Countries race for late breakthrough in deadlocked plastic pollution talks
Talks to create the world's first legally binding treaty to tackle plastic pollution hung in the balance late on Thursday as countries scrambled to bridge deep divisions over the extent of future curbs on a final day of negotiations in Geneva.
Late Thursday night, countries awaited a new text which could be the basis for further negotiations after delegations who want an ambitious plastics treaty threw out the one proposed on Wednesday.
States pushing for a comprehensive treaty, including Panama, Kenya, Britain and the European Union, shared frustration that key articles on the full life cycle of plastic pollution from the production of polymers to the disposal of waste, as well as the harm to health, had been removed entirely from the text.
Oil-producing nations are against curbs on the production of virgin plastics derived from petroleum, coal, and gas, while others want it to be limited and to have stricter controls over plastic products and hazardous chemicals.
"It's proving unlikely all countries will be able to bridge their differences," said Zaynab Sadan of the World Wildlife Fund (WWF), adding that agreement was as far away as it had ever been in nearly three years of talks.
"A treaty that covers the full life cycle of plastics and can evolve with science is a vital step. A weak, static agreement serves no one," EU Commissioner Jessika Roswall said in a statement.
"The next few hours will show whether we can rise to the moment," she added.
Panama described Wednesday's draft text as "repulsive" and called for a complete rewrite.
Saudi Arabia, which is resisting major curbs, said nothing could be agreed until the treaty's scope is clearly defined.
More than 1,000 delegates have gathered in Geneva for the sixth round of talks, after a meeting of the Intergovernmental Negotiating Committee (INC-5) in South Korea late last year ended without a deal.
On Thursday, advocacy groups held a banner and chanted urging against a "weak treaty" as they waited for delegates to arrive in the U.N. plenary hall in Geneva for further discussions.
The OECD warns that without intervention, plastic production will triple by 2060, further choking oceans, harming health, and exacerbating climate change.
"It will be very important to spend every single hour of the last day of negotiation finding a good text that can deliver on the promise to end plastic pollution," said Giulia Carlini, a Senior Attorney for the Environmental Health Program of the Center for International Environmental Law (CIEL).
COMPROMISE
Norwegian Minister of Climate and Environment Andreas Bjelland Eriksen, co-chair of the High Ambition Countries group, told Reuters that all parties need to compromise.
"We are willing to discuss all articles, three, six, for example, to be able to create the package that can be good enough for everyone," he said, pointing to potential openness to re-discussing restrictions on chemicals and production.

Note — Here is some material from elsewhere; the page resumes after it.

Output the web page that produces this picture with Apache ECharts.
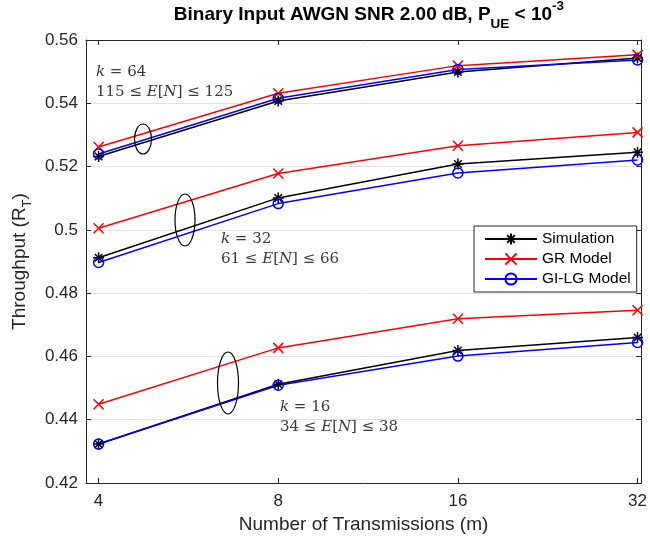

"We're optimistic ... We think this can be really good for our industry, society, and for the environment," Ross Eisenberg, president of America's Plastic Makers, which is part of the American Chemistry Council, told Reuters.
The Council, which supports a deal without limits on plastic production, warned that the US might not ratify a treaty containing provisions to ban chemicals or restrict plastic production.
However, Colombian lawmaker Juan Carlos Lozada urged that no deal would be better than a watered-down deal.
Some 300 businesses, including Unilever, have pressed for an ambitious treaty that harmonizes rules globally.
"If we don't get that degree of harmonization, we risk further fragmentation ... and higher costs," Ed Shepherd, senior global sustainability manager at Unilever, told Reuters.